Wednesday, 9 November 2011
I’d been planning to write something else, but was wide awake at 3am thinking about my visit to Godrevy last week and emotions. This is not a post about grief, but about those emotions that we all have. Love, hatred, desire, jealousy, to name but a few of the stronger ones.
Being oversensitive, I’ve always been swallowed up by my emotions. They’ve tended to rule my life, like a greedy dictator, so I always ran from them. When Pip was very ill, and it latterly became clear that he wouldn’t make it, I was terrified, not least because I’d watched my mother endure my father’s death at a similar age.
But after he died, and I wept my way through those early days, I began to realize that grief is not to be feared: it is nature’s way of helping us deal with loss. Instead of running from it, I took a deep breath, as if I was diving underwater, and swam into it. To my surprise, it was much easier to deal with loss head on.
It is so easy to be overwhelmed by these rollercoasters of feelings that we all have. Some are marvellous and catapult us joyously into the air, so we soar like seagulls. Some fill us with a steady, contented glow. Others leave us stranded and gasping on a lonely beach. I see emotions as being like the sea: they need to be respected. If we can befriend our feelings we can enjoy them and make the most of them, instead of being frightened by them.
In my case I write about them. (The happy ones too.) I sing about them. Or, like the wave above, take pictures of them. Others – who are more visual - may paint, draw or sculpt them. Some dance them (though I only tend to do that after too much wine these days). I find the important thing is to do something with them, and remember that life has crap times and much better ones.

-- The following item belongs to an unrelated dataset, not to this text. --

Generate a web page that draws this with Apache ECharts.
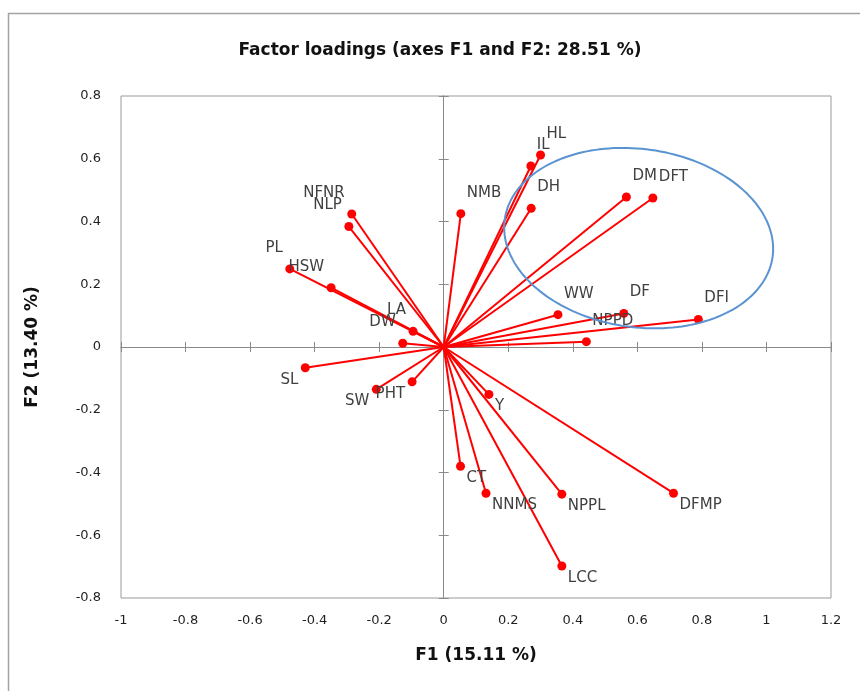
<!DOCTYPE html>
<html>
<head>
<meta charset="utf-8">
<script src="https://cdn.jsdelivr.net/npm/echarts@6/dist/echarts.min.js"></script>
<style>html,body{margin:0;padding:0;background:#fff}#c{width:860px;height:691px}</style>
</head>
<body>
<div id="c"></div>
<script>
// Variable names and factor loadings
const varNames = ['HL','IL','NMB','DH','DM','DFT','WW','DF','DFI','NPPD','NFNR','NLP','PL','HSW','LA','DW','SL','PHT','SW','Y','CT','NNMS','NPPL','DFMP','LCC'];
const f1 = [0.300, 0.270, 0.053, 0.271, 0.566, 0.648, 0.354, 0.558, 0.789, 0.442, -0.285, -0.294, -0.477, -0.349, -0.095, -0.127, -0.429, -0.098, -0.209, 0.140, 0.052, 0.131, 0.366, 0.712, 0.366];
const f2 = [0.612, 0.577, 0.425, 0.442, 0.478, 0.475, 0.103, 0.107, 0.088, 0.017, 0.424, 0.384, 0.249, 0.189, 0.050, 0.012, -0.066, -0.111, -0.135, -0.151, -0.380, -0.466, -0.469, -0.466, -0.698];
// Highlight ellipse: centre (F1, F2) and semi-axes in axis units
const ellipseCentre = [0.604, 0.347];
const ellipseRadii = [0.419, 0.284];

const xMin = -1, xMax = 1.2, yMin = -0.8, yMax = 0.8, step = 0.2;
const tickFont = {fontFamily: 'DejaVu Sans', fontSize: 13, color: '#1f1f1f'};
const gray = '#8a8a8a';

function labelFor(x, y) {
  const right = x >= 0, top = y >= 0;
  return {
    show: true, position: 'inside',
    align: right ? 'left' : 'right', verticalAlign: 'middle',
    offset: [right ? 6 : -7, top ? -21 : 12],
    color: '#404040', fontFamily: 'DejaVu Sans', fontSize: 15,
    textBorderWidth: 0, textBorderColor: 'transparent', formatter: '{b}'
  };
}

function baseAxis(extra) {
  return Object.assign({type: 'value', min: xMin, max: xMax, interval: step, splitLine: {show: false}}, extra);
}
function zeroAxis(grid, inside) {
  return {
    gridIndex: grid,
    axisLine: {show: true, onZero: true, lineStyle: {color: gray, width: 1}},
    axisTick: {show: true, inside: inside, length: 5, lineStyle: {color: gray}},
    axisLabel: {show: false}
  };
}
const gridBox = {left: 121, right: 29, top: 96, bottom: 93, containLabel: false, outerBoundsMode: 'none'};

const chart = echarts.init(document.getElementById('c'), null, {renderer: 'canvas'});
chart.setOption({
  animation: false,
  backgroundColor: '#fff',
  title: {
    text: 'Factor loadings (axes F1 and F2: 28.51 %)',
    left: 435, top: 37, textAlign: 'center',
    textStyle: {fontFamily: 'DejaVu Sans', fontWeight: 'bold', fontSize: 17, color: '#111'}
  },
  graphic: [{
    type: 'rect', shape: {x: 8.5, y: 13.5, width: 900, height: 800},
    style: {fill: 'none', stroke: '#a3a3a3', lineWidth: 1.5}, silent: true, z: -1
  }],
  grid: [
    Object.assign({show: true, borderColor: '#9a9a9a', borderWidth: 1}, gridBox),
    Object.assign({show: false}, gridBox)
  ],
  xAxis: [
    baseAxis({gridIndex: 0, position: 'bottom',
      axisLine: {show: false, onZero: false}, axisTick: {show: false},
      axisLabel: Object.assign({margin: 16}, tickFont),
      name: 'F1 (15.11 %)', nameLocation: 'middle', nameGap: 49,
      nameTextStyle: {fontFamily: 'DejaVu Sans', fontWeight: 'bold', fontSize: 17, color: '#111'}}),
    baseAxis(Object.assign(zeroAxis(0, false), {position: 'bottom'})),
    baseAxis(Object.assign(zeroAxis(1, true), {position: 'bottom'}))
  ],
  yAxis: [
    baseAxis({gridIndex: 0, min: yMin, max: yMax, position: 'left',
      axisLine: {show: false, onZero: false}, axisTick: {show: false},
      axisLabel: Object.assign({margin: 20}, tickFont),
      name: 'F2 (13.40 %)', nameLocation: 'middle', nameGap: 80,
      nameTextStyle: {fontFamily: 'DejaVu Sans', fontWeight: 'bold', fontSize: 17, color: '#111'}}),
    baseAxis(Object.assign(zeroAxis(0, false), {min: yMin, max: yMax, position: 'left'})),
    baseAxis(Object.assign(zeroAxis(1, true), {min: yMin, max: yMax, position: 'left'}))
  ],
  series: [
    {
      type: 'lines', coordinateSystem: 'cartesian2d', xAxisIndex: 0, yAxisIndex: 0,
      silent: true, z: 3,
      lineStyle: {color: '#ff0000', width: 2, opacity: 1, curveness: 0},
      data: varNames.map((n, i) => ({coords: [[0, 0], [f1[i], f2[i]]]}))
    },
    {
      type: 'scatter', xAxisIndex: 0, yAxisIndex: 0, z: 4,
      symbol: 'circle', symbolSize: 9,
      itemStyle: {color: '#ff0000', opacity: 1},
      data: varNames.map((n, i) => ({name: n, value: [f1[i], f2[i]], label: labelFor(f1[i], f2[i])}))
    },
    {
      type: 'custom', xAxisIndex: 0, yAxisIndex: 0, z: 5, silent: true,
      data: [[ellipseCentre[0], ellipseCentre[1], ellipseRadii[0], ellipseRadii[1]]],
      renderItem: function (params, api) {
        const c = api.coord([api.value(0), api.value(1)]);
        const s = api.size([api.value(2), api.value(3)]);
        const rot = 8 * Math.PI / 180;
        const pts = [];
        for (let k = 0; k < 180; k++) {
          const t = k / 180 * Math.PI * 2;
          const px = s[0] * Math.cos(t), py = s[1] * Math.sin(t);
          pts.push([c[0] + px * Math.cos(rot) - py * Math.sin(rot), c[1] + px * Math.sin(rot) + py * Math.cos(rot)]);
        }
        return {type: 'polygon', shape: {points: pts}, style: {fill: 'none', stroke: '#5a93d2', lineWidth: 2}};
      }
    }
  ]
});
</script>
</body>
</html>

Joy often comes suddenly, as it has recently. An unexpected phone call. A spontaneous visit to the beach when the tide’s out and the surf’s up. A clear sunny day. An email from an old friend.
Over the past few weeks I’ve noticed a fleeting feeling - as if I’m sitting on a sun dappled lawn. Or basking in front of a fire. A sensation of inner warmth.
I wondered what it was at first. And then I remembered. It’s little sparks of happiness.